What is required
Once the pictures are set aside, transcribe the remaining data exactly.

====== Material ======

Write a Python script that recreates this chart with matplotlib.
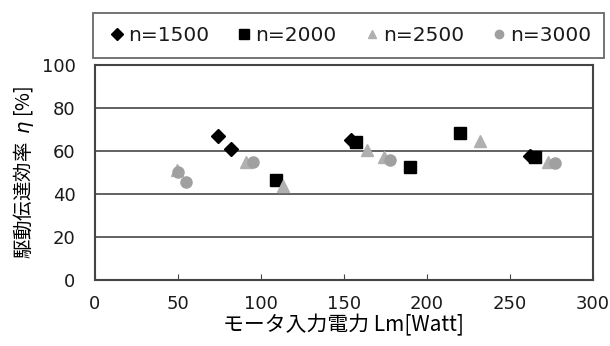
import matplotlib
matplotlib.use('Agg')
import matplotlib.pyplot as plt

plt.rcParams['font.family'] = ['DejaVu Sans', 'Noto Sans CJK JP']

# n=1500
x1500 = [74, 82, 154, 262]
y1500 = [67, 61, 65, 57.5]
# n=2000
x2000 = [109, 157, 190, 220, 265]
y2000 = [46.5, 64, 52.6, 68.4, 57.3]
# n=2500
x2500 = [49.5, 91, 113, 164, 174, 232, 273]
y2500 = [51, 55, 43.5, 60.5, 57, 64.6, 55]
# n=3000
x3000 = [50, 55, 95, 178, 277]
y3000 = [50, 45.6, 55, 56, 54.4]

xticks = [0, 50, 100, 150, 200, 250, 300]
yticks = [0, 20, 40, 60, 80, 100]

fig = plt.figure(figsize=(6.1, 3.46), dpi=100)
ax = fig.add_axes([0.1557, 0.1908, 0.8163, 0.6214])

ax.plot(x1500, y1500, 'D', color='black', markersize=7.5, linestyle='none', label='n=1500')
ax.plot(x2000, y2000, 's', color='black', markersize=9, linestyle='none', label='n=2000')
ax.plot(x2500, y2500, '^', color='#b0b0b0', markersize=8.5, linestyle='none', label='n=2500')
ax.plot(x3000, y3000, 'o', color='#a0a0a0', markersize=8, linestyle='none', label='n=3000')

ax.set_xlim(0, 300)
ax.set_ylim(0, 100)
ax.set_xticks(xticks)
ax.set_yticks(yticks)
for yv in yticks[1:-1]:
    ax.axhline(yv, color='#555555', linewidth=1.3, zorder=0)

for s in ax.spines.values():
    s.set_color('#444444')
    s.set_linewidth(1.5)

ax.tick_params(axis='x', direction='in', length=4, color='#444444', labelsize=13, pad=11)
ax.tick_params(axis='y', length=0, labelsize=13, pad=14)
for lab in ax.get_xticklabels() + ax.get_yticklabels():
    lab.set_color('#1a1a1a')

ax.set_xlabel('モータ入力電力 Lm[Watt]', fontsize=15, labelpad=1,
              family=['Noto Sans CJK JP', 'DejaVu Sans'])
ax.set_ylabel('駆動伝達効率  $\\eta$ [%]', fontsize=14, labelpad=4,
              family=['Noto Sans CJK JP', 'DejaVu Sans'])

leg = fig.legend(loc='center', bbox_to_anchor=(0.572, 0.897), ncol=4,
                 fontsize=14.5, frameon=True, fancybox=False,
                 handletextpad=0.05, columnspacing=1.25, borderpad=0.65,
                 handlelength=1.0, markerscale=0.75)
for t in leg.get_texts():
    t.set_color('#1a1a1a')
leg.get_frame().set_edgecolor('#444444')
leg.get_frame().set_linewidth(1.3)

fig.savefig('out.png', dpi=100)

======

Task answer
Write a Python script that recreates this chart with matplotlib.
import matplotlib
matplotlib.use('Agg')
import matplotlib.pyplot as plt

plt.rcParams['font.family'] = ['DejaVu Sans', 'Noto Sans CJK JP']

# n=1500
x1500 = [74, 82, 154, 262]
y1500 = [67, 61, 65, 57.5]
# n=2000
x2000 = [109, 157, 190, 220, 265]
y2000 = [46.5, 64, 52.6, 68.4, 57.3]
# n=2500
x2500 = [49.5, 91, 113, 164, 174, 232, 273]
y2500 = [51, 55, 43.5, 60.5, 57, 64.6, 55]
# n=3000
x3000 = [50, 55, 95, 178, 277]
y3000 = [50, 45.6, 55, 56, 54.4]

xticks = [0, 50, 100, 150, 200, 250, 300]
yticks = [0, 20, 40, 60, 80, 100]

fig = plt.figure(figsize=(6.1, 3.46), dpi=100)
ax = fig.add_axes([0.1557, 0.1908, 0.8163, 0.6214])

ax.plot(x1500, y1500, 'D', color='black', markersize=7.5, linestyle='none', label='n=1500')
ax.plot(x2000, y2000, 's', color='black', markersize=9, linestyle='none', label='n=2000')
ax.plot(x2500, y2500, '^', color='#b0b0b0', markersize=8.5, linestyle='none', label='n=2500')
ax.plot(x3000, y3000, 'o', color='#a0a0a0', markersize=8, linestyle='none', label='n=3000')

ax.set_xlim(0, 300)
ax.set_ylim(0, 100)
ax.set_xticks(xticks)
ax.set_yticks(yticks)
for yv in yticks[1:-1]:
    ax.axhline(yv, color='#555555', linewidth=1.3, zorder=0)

for s in ax.spines.values():
    s.set_color('#444444')
    s.set_linewidth(1.5)

ax.tick_params(axis='x', direction='in', length=4, color='#444444', labelsize=13, pad=11)
ax.tick_params(axis='y', length=0, labelsize=13, pad=14)
for lab in ax.get_xticklabels() + ax.get_yticklabels():
    lab.set_color('#1a1a1a')

ax.set_xlabel('モータ入力電力 Lm[Watt]', fontsize=15, labelpad=1,
              family=['Noto Sans CJK JP', 'DejaVu Sans'])
ax.set_ylabel('駆動伝達効率  $\\eta$ [%]', fontsize=14, labelpad=4,
              family=['Noto Sans CJK JP', 'DejaVu Sans'])

leg = fig.legend(loc='center', bbox_to_anchor=(0.572, 0.897), ncol=4,
                 fontsize=14.5, frameon=True, fancybox=False,
                 handletextpad=0.05, columnspacing=1.25, borderpad=0.65,
                 handlelength=1.0, markerscale=0.75)
for t in leg.get_texts():
    t.set_color('#1a1a1a')
leg.get_frame().set_edgecolor('#444444')
leg.get_frame().set_linewidth(1.3)

fig.savefig('out.png', dpi=100)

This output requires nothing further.